We shall first consider (1) above. During the Government's case in chief, the District Court, over appellants' objection, permitted the Government to introduce into evidence exhibits as well as testimony tending to prove understatement of income tax by appellants for the years 1954 and '55. This evidence was admitted by the District Court solely for the purpose of showing a pattern of evasion on the part of the appellants bearing upon the intent of the appellants to violate the statute for the years set forth in the indictment, and the jury was properly instructed as to the limited purpose for which such evidence was received. Appellants concede that evidence of similar offenses is admissible to establish intent or knowledge where the defendant denies such intent or knowledge, but contend that since lack of intent, lack of knowledge, or willfulness was never raised as a defense, such evidence was not admissible as a part of the Government's case in chief. The statute involved, quoted supra, makes willfulness an essential element of the offense. Holland v. United States, 348 U.S. 121, 75 S.Ct. 127, 99 L.Ed. 150 (1954). Willfulness was put in issue by appellants' pleas of not guilty, and the burden of proof of that element was upon the Government. Holland v. United States,supra. It was an issue which the Government could not ignore in its case in chief without running the risk of facing a motion to acquit at the close of the Government's case because of failure of proof on an essential and indispensable element of the offense. See Rule 29, Federal Rules of Criminal Procedure.


Appellants further contend that such evidence was improperly admitted since a proper foundation was not laid showing that appellants willfully evaded taxes for such years. Understatement of income tax in prior years, without further evidence of willfulness, is admissible to show intent. See United States v. Frank, 245 F.2d 284 (3rd Cir. 1957), C.D. 355 U.S. 819, 78 S.Ct. 25, 2 L.Ed.2d 35 (1957); Holland v. United States, supra. This Circuit has held such evidence admissible in a tax evasion case to establish fraudulent intent as to the offense charged. Mitchell v. United States, 213 F.2d 951 (9th Cir. 1954).

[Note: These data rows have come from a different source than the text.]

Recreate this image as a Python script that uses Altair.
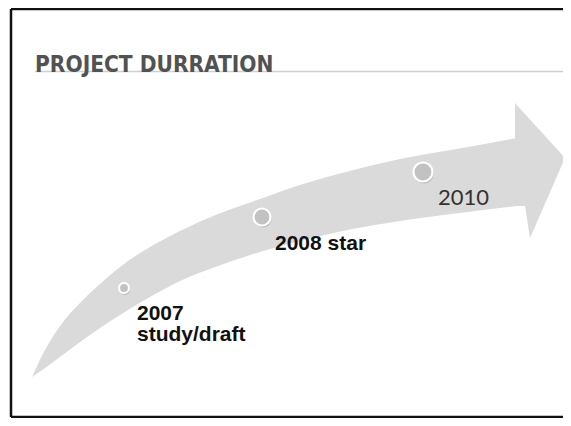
import altair as alt
import pandas as pd

# ---- data (pixel coordinates of the slide) ----
body_x     = [32, 45, 60, 80, 100, 128, 150, 180, 218, 260, 300, 338, 400, 468, 517]
body_upper = [377, 350, 326, 303, 284, 261, 247, 231, 214, 199, 185, 174, 159, 147, 138]
body_lower = [377, 368, 357, 342, 328, 310, 297, 281, 266, 252, 241, 232, 221, 212, 206]

head_x     = [515, 525, 530, 565]
head_upper = [103, 114, 119.5, 158]
head_lower = [206, 206, 238, 158]

milestone_x    = [124, 262, 423]
milestone_y    = [288, 217, 172]
milestone_size = [100, 289, 361]

label_text = ["2007", "study/draft", "2008 star", "2010"]
label_x    = [137, 137, 275, 438]
label_y    = [320, 341, 250, 205]

title_text = ["PROJECT DURRATION"]
title_x = [35]
title_y = [72]

X0, X1, Y0, Y1 = 8, 563, 8, 418
xs = alt.Scale(domain=[X0, X1], nice=False, zero=False)
ys = alt.Scale(domain=[Y0, Y1], nice=False, zero=False, reverse=True)

body = pd.DataFrame({"x": body_x, "y": body_upper, "y2": body_lower})
head = pd.DataFrame({"x": head_x, "y": head_upper, "y2": head_lower})
ms = pd.DataFrame({"x": milestone_x, "y": milestone_y, "s": milestone_size})
labels = pd.DataFrame({"t": label_text, "x": label_x, "y": label_y})
title = pd.DataFrame({"t": title_text, "x": title_x, "y": title_y})

frame = pd.DataFrame({
    "x": [11, 11, 11], "x2": [11, 600, 600],
    "y": [9, 9, 417], "y2": [417, 9, 417],
})
underline = pd.DataFrame({"x": [35], "x2": [600], "y": [71.5], "y2": [71.5]})

def enc_xy():
    return dict(x=alt.X("x:Q", scale=xs, axis=None), y=alt.Y("y:Q", scale=ys, axis=None))

body_area = alt.Chart(body).mark_area(color="#dadada", interpolate="monotone").encode(
    **enc_xy(), y2="y2:Q")
head_area = alt.Chart(head).mark_area(color="#dadada", interpolate="linear").encode(
    **enc_xy(), y2="y2:Q")

shadow = alt.Chart(ms).mark_circle(color="#7a7a7a", opacity=0.35, xOffset=1, yOffset=2).encode(
    **enc_xy(), size=alt.Size("s:Q", scale=None))
dots = alt.Chart(ms).mark_circle(color="#c2c2c2", opacity=1, stroke="white", strokeWidth=2.2).encode(
    **enc_xy(), size=alt.Size("s:Q", scale=None))

lab_bold = alt.Chart(labels).transform_filter(alt.datum.t != "2010").mark_text(
    align="left", baseline="alphabetic", font="Liberation Sans", fontSize=21,
    fontWeight="bold", color="#111111").encode(**enc_xy(), text="t:N")
lab_reg = alt.Chart(labels).transform_filter(alt.datum.t == "2010").mark_text(
    align="left", baseline="alphabetic", font="Lato", fontSize=22,
    fontWeight="normal", color="#333333").encode(**enc_xy(), text="t:N")

uline = alt.Chart(underline).mark_rule(color="#cfcfcf", strokeWidth=1.5, clip=True).encode(
    **enc_xy(), x2="x2:Q", y2="y2:Q")
title_mark = alt.Chart(title).mark_text(
    align="left", baseline="alphabetic", font="DejaVu Sans Condensed",
    fontSize=22.5, fontWeight="bold", color="#525252").encode(**enc_xy(), text="t:N")

border = alt.Chart(frame).mark_rule(color="#111111", strokeWidth=2.5, clip=True).encode(
    **enc_xy(), x2="x2:Q", y2="y2:Q")

chart = alt.layer(
    body_area, head_area, shadow, dots, lab_bold, lab_reg, uline, title_mark, border
).properties(
    width=X1 - X0, height=Y1 - Y0, padding=0,
    autosize=alt.AutoSizeParams(type="none"),
    background="white",
).configure_view(stroke=None)

chart.save("out.html", embed_options={"renderer": "svg", "actions": False})
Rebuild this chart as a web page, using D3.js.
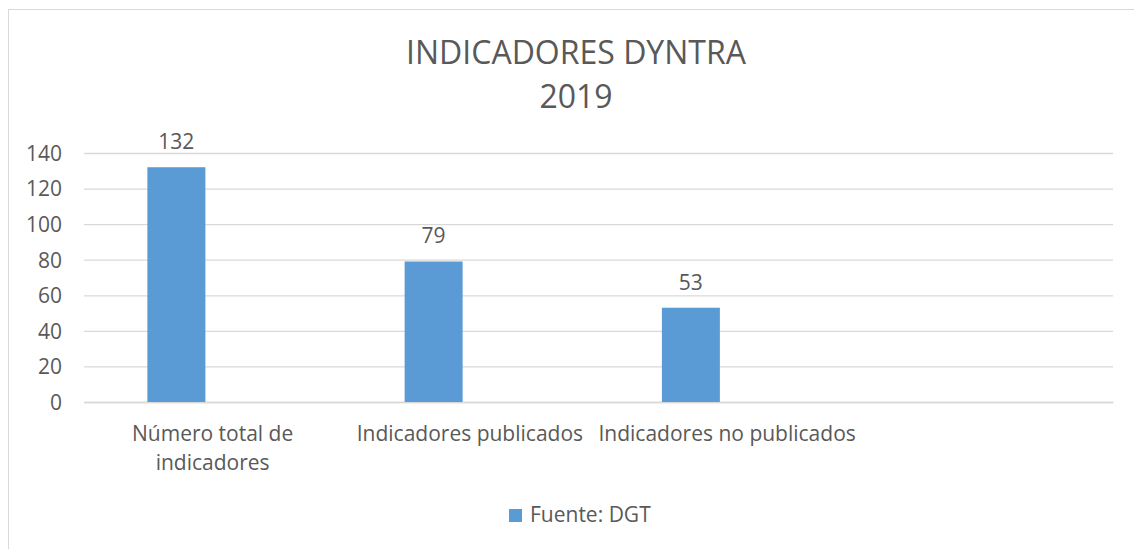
<!DOCTYPE html>
<html>
<head>
<meta charset="utf-8">
<script src="https://cdn.jsdelivr.net/npm/d3@7"></script>
<style>
  body { margin: 0; background: #fff; }
  text { font-family: "Open Sans", sans-serif; fill: #595959; }
</style>
</head>
<body>
<div id="wrapper"></div>
<script>
// data
const categories = ["Número total de indicadores", "Indicadores publicados", "Indicadores no publicados", ""];
const categoryLines = [["Número total de", "indicadores"], ["Indicadores publicados"], ["Indicadores no publicados"], [""]];
const values = [132, 79, 53, null];
const seriesName = "Fuente: DGT";
const yTicks = [0, 20, 40, 60, 80, 100, 120, 140];
const titleLines = ["INDICADORES DYNTRA", "2019"];

function buildPlot() {
    var dimension = {
        width: 1134,
        height: 549,
        margin: { top: 153, left: 84, right: 21, bottom: 147 }
    };
    dimension.boundedWidth = dimension.width - dimension.margin.left - dimension.margin.right;
    dimension.boundedHeight = dimension.height - dimension.margin.top - dimension.margin.bottom;

    const svg = d3.select("#wrapper").append("svg")
        .attr("width", dimension.width)
        .attr("height", dimension.height);

    svg.append("rect")
        .attr("width", dimension.width).attr("height", dimension.height)
        .attr("fill", "#fff");

    // chart frame (runs off the right and bottom of the picture)
    svg.append("rect")
        .attr("x", 8.5).attr("y", 9.5)
        .attr("width", 1200).attr("height", 600)
        .attr("fill", "none")
        .attr("stroke", "#D9D9D9");

    //title
    svg.append("text")
        .attr("text-anchor", "middle")
        .style("font-size", "32px")
        .selectAll("tspan")
        .data(titleLines)
        .join("tspan")
        .attr("x", 576)
        .attr("y", (d, i) => 64 + i * 44)
        .text(d => d);

    const bounded = svg.append("g")
        .attr("transform", `translate(${dimension.margin.left},${dimension.margin.top})`);

    const yScaler = d3.scaleLinear()
        .domain([0, 140])
        .range([dimension.boundedHeight, 0]);

    const xScaler = d3.scaleBand()
        .domain(categories)
        .range([0, dimension.boundedWidth]);

    // bars sit in the first slot of a two-slot cluster
    const slot = d3.scaleBand()
        .domain([0, 1])
        .range([-65.25, 65.25])
        .paddingInner(0.2);

    //gridlines + y labels
    const yAxis = bounded.append("g")
        .call(d3.axisLeft(yScaler).tickValues(yTicks).tickSize(-dimension.boundedWidth).tickPadding(22));
    yAxis.select(".domain").remove();
    yAxis.selectAll(".tick line").attr("stroke", "#D9D9D9").attr("stroke-width", 1.3);
    yAxis.selectAll(".tick text")
        .style("font-size", "21px")
        .attr("fill", "#595959")
        .attr("dy", "0.35em");

    //x axis
    const xAxis = bounded.append("g")
        .attr("transform", `translate(0,${dimension.boundedHeight})`)
        .call(d3.axisBottom(xScaler).tickSize(0).tickFormat(""));
    xAxis.select(".domain").attr("stroke", "#D9D9D9").attr("stroke-width", 1.3);
    xAxis.selectAll(".tick text").remove();
    xAxis.selectAll(".tick")
        .append("text")
        .attr("text-anchor", "middle")
        .style("font-size", "21px")
        .attr("fill", "#595959")
        .selectAll("tspan")
        .data((d, i) => categoryLines[i])
        .join("tspan")
        .attr("x", 0)
        .attr("y", (d, i) => 39 + i * 29)
        .text(d => d);

    const data = categories.map((c, i) => ({ cat: c, value: values[i] })).filter(d => d.value != null);

    //bars
    bounded.selectAll(".bar")
        .data(data)
        .join("rect")
        .attr("class", "bar")
        .attr("x", d => xScaler(d.cat) + xScaler.bandwidth() / 2 + slot(0))
        .attr("width", slot.bandwidth())
        .attr("y", d => yScaler(d.value))
        .attr("height", d => yScaler(0) - yScaler(d.value))
        .attr("fill", "#5B9BD5");

    //data labels
    bounded.selectAll(".lbl")
        .data(data)
        .join("text")
        .attr("class", "lbl")
        .attr("text-anchor", "middle")
        .style("font-size", "21px")
        .attr("x", d => xScaler(d.cat) + xScaler.bandwidth() / 2 + slot(0) + slot.bandwidth() / 2)
        .attr("y", d => yScaler(d.value) - 18)
        .text(d => d.value);

    //legend
    const legend = svg.append("g").attr("transform", "translate(509,509)");
    legend.append("rect").attr("width", 13).attr("height", 13).attr("fill", "#5B9BD5");
    legend.append("text")
        .attr("x", 21).attr("y", 13)
        .style("font-size", "21px")
        .text(seriesName);
}

buildPlot();
</script>
</body>
</html>
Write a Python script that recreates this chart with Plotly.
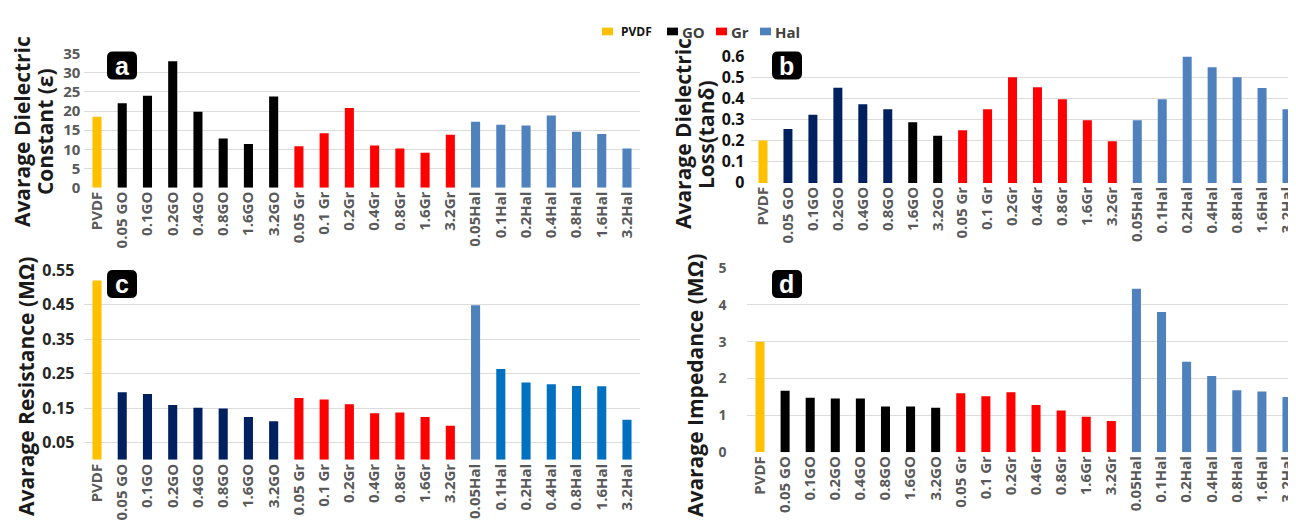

Under (2) above, appellants contend that their conviction under Count Two must be reversed because of insufficiency of the evidence to sustain the conviction. Their argument is premised on the fact that 'not guilty' verdicts were returned as to the offense charged in Count One relating to the year 1956. They argue that the 'not guilty' verdicts import a repudiation by the jury of the Government's net worth computations for 1956 and the preceding years, and that since the opening net worth figure for the year 1957 was the same as the closing net worth figure for 1956, the opening net worth figure for 1957 has no evidentiary support. We believe such reasoning to be specious since there is no way of determining the reasons which prompted the jury to return verdicts of acquittal for the year 1956. We refuse to speculate on the subject. See Dunn v. United States, 284 U.S. 390, 5i S.Ct. 189, 76 L.Ed. 356 (1932). Our concern is whether the evidence is sufficient as a matter of law to sustain the conviction, and we believe it to be.


Finally, appellants contend that the proof is insufficient to establish that the increased net worth for the year 1957 resulted from taxable income received in that year. The motel operations of the appellants as a likely source of such increased net worth was established with reasonable certainty, and in light of the evidence presented by both parties the jury could reasonably find, beyond a reasonable doubt, that the increased net worth resulted from unreported rentals received in 1957 from the motel operations.


The judgment of conviction is affirmed.